Une version plus élaborée de ce raisonnement vient avec le rapprochement des statistiques du ministère de l’Intérieur et des résultats d’enquêtes effectuées auprès des victimes. Aux 3,6 millions de faits enregistrés par les premières, sont opposés 16,8 millions de faits relevant de délits de voie publique, soit cinq fois plus (Le Figaro, 14 janvier 2000, AFP 2 février 2000 (A. Bauer), Le Monde 4 février, Le Nouvel Observateur 17 février 2000). Et cela avec toutes les garanties qu’apporte l’Insee qui a effectué l’enquête : la noire réalité contre le noir mensonge ! Ce facteur multiplicatif de cinq qui revient sous toutes les plumes sans trop de précautions ne saurait tenir lieu de résumé des questions de méthode qu’il faut bien rappeler pour comprendre de quoi il retourne.
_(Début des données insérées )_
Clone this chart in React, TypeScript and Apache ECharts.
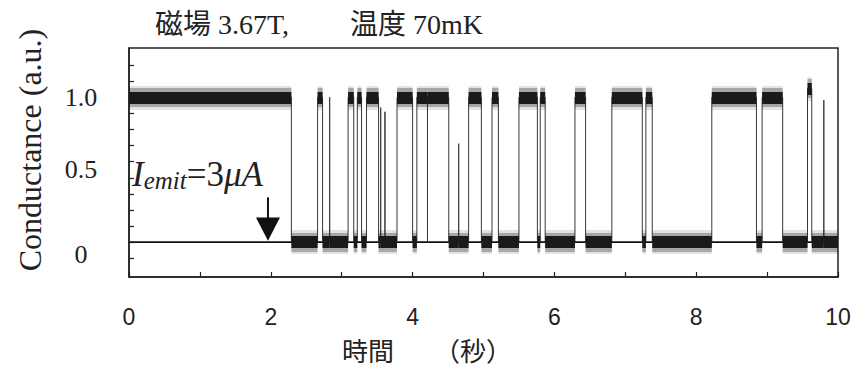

Les statistiques dites officielles publiées par le ministère de l’Intérieur sont des comptages établis à partir de l’activité des services de police et de gendarmerie. Leur évolution dépend d’un ensemble de facteurs : variations des comportements dits délinquants, propension des victimes à porter plainte à la police, orientation et intensité de l’action policière, en particulier pour les infractions sans victimes, modalités d’enregistrement administratif des infractions.

L’enregistrement statistique lui-même ne peut avoir lieu que pour les infractions connues de la police. Mais de plus des conventions statistiques sont adoptées. Pour l’essentiel, il faut retenir que :

– le comptage n’a lieu que pour les infractions signalées au procureur de la République (parquet) et non pour tous les cas connus ;

– toutes les contraventions (infractions passibles d’une peine de 10 000F d’amende au plus) sont exclues, de même que les infractions liées à la circulation routière (contraventions ou délits) ;

– l’unité de compte de base, le fait constaté, est définie de façon variable. Selon le type d’infraction, on compte des victimes, des auteurs, des dossiers, des infractions au sens juridique, des objets…Ces conditions de production des statistiques policières sont à prendre en compte pour une bonne interprétation. Comme pour toute statistique administrative, la comparaison avec d’autres sources et l’éclairage par des études plus détaillées sont indispensables à leur compréhension. On peut souhaiter l’amélioration et l’enrichissement de ce dispositif statistique, mais en l’état il a au moins le mérite d'informer sur le premier niveau de réponse des institutions chargées de la répression pénale. Information qui ne peut se résumer en un chiffre, 3,6 millions de faits ou +0,07 % d’augmentation, ni même par trois ou quatre pourcentages choisis pour les besoins d’une démonstration.

 

Chiffres obscurs, donc vrais ?

Les enquêtes dites de victimation, faites par sondage en population générale, ont été imaginées pour obtenir un chiffrage qui ne soit pas lié à l’activité des services répressifs. Le résultat obtenu n’est ni plus ni moins réel : il exprime un point de vue différent. Il est basé sur les déclarations d’individus, avec le caractère changeant qui s’attache aussi à de telles déclarations. Les choix de méthode sont tout aussi importants. Parmi les plus saillants, on retiendra :

– le choix d’une période de référence, s’étalant souvent sur plusieurs années (deux pour l’enquête Insee) ; en effet, les événements étudiés sont rares et il faut une période assez longue pour en observer un nombre suffisant ; de plus, on fait alors appel à la mémoire et les choix de période visent à atténuer les erreurs de datation par les interviewés ;

– la formulation des questions dans un langage usuel qui ne présuppose pas des catégories juridiques ou policières (ainsi on parle d’agressions, puis on fait préciser de quel genre d’agression il s’agit, plutôt que de faire référence à des coups et blessures volontaires ou à un viol) ;

– le champ de l’enquête et les unités de compte, avec une combinaison complexe de questions concernant le ménage (ensemble des personnes habitant un logement) ou les personnes composant le ménage ; ainsi le cambriolage concerne les ménages, tandis que les agressions concernent les personnes.

Les résultats dépendent de ces choix et plus que des niveaux absolus, ce seront le plus souvent des comparaisons qui seront éclairantes : comparaisons dans le temps, entre zones d’habitation ou catégories sociales de victimes.

Évidemment, l’une des comparaisons envisageables consiste à rapprocher les taux de victimation des chiffres issus des statistiques policières. Cette comparaison est favorisée par les questions posées aux victimes à propos des suites données aux incidents et, en particulier, du signalement à la police. Même en se limitant à des catégories de faits délimitées par le questionnaire (des cambriolages, des agressions physiques avec préjudice corporel…), les règles de comptage ne sont pas les mêmes dans les deux cas. À plus forte raison, cela n’a pas grand sens si l’on cumule l’ensemble des crimes et délits enregistrés par la statistique d’un côté et les incidents non déclarés par les victimes de l’autre. Et la précision des résultats fait qu’il est délicat de comparer l’évolution des deux sources.